Background: The constitutive inflammation that characterizes advanced age is termed inflamm-aging. This process is associated with age-related changes to immune homeostasis and gut microbiota. We investigated the relationship between aging and gut microbiota lipopolysaccharide (LPS)-inducible inflammation.
Results: A taxonomy-based analysis showed that aging resulted in increased prevalence of the phyla Firmicutes and Actinobacteria and a reduced prevalence of Bacteroidetes and Tenericutes, resulting in an increase in the Firmicutes to Bacteroidetes ratio. The levels of plasmatic and fecal lipopolysaccharides were higher in aged mice.

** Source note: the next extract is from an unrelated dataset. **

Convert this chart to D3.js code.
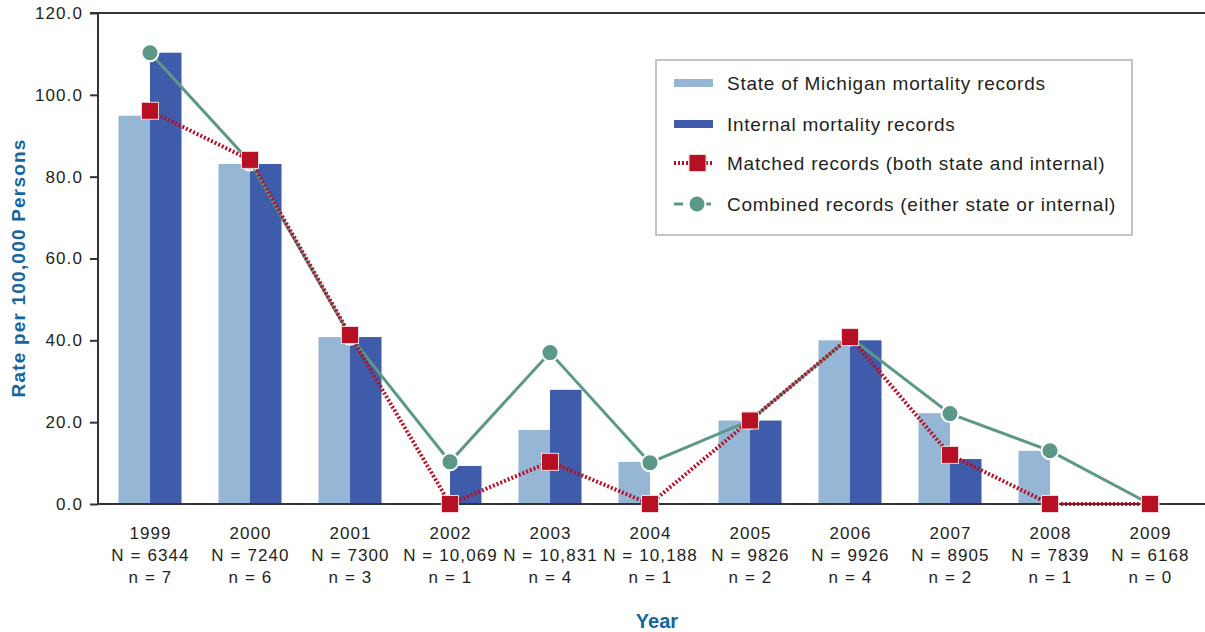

Aging induced the expression of p16 and the activation of nuclear factor-kappa B (NF-κB) in the colon of aged mice. Interestingly, the expression level of sterile α-motif domain- and HD domain-containing protein 1 (SAMHD1) in the colon was higher in aged mice than in young mice, while cyclin-dependent kinase-2 and cyclin E levels were lower in aged mice than in young mice. The lipopolysaccharide fraction of fecal lysates (LFL) from young or aged mice increased p16 and SAMHD1 expression and NF-κB activation in peritoneal macrophages from wild-type mice, in a TLR4-dependent manner. However, LFLs did not induce NF-κB activation and SAMHD1 expression in peritoneal macrophages from TLR4-deificent mice, whereas they significantly induced p16 expression. Nevertheless, p16 expression was induced more potently in macrophages from WT mice than in macrophages from TLR4-deficient mice.
Conclusion: Aging increased p16 and SAMHD1 expression, gut microbiota LPS production, and NF-κB activation; thereby, signifying that gut microbiota LPS may accelerate inflamm-aging and SAMHD1 may be an inflamm-aging marker.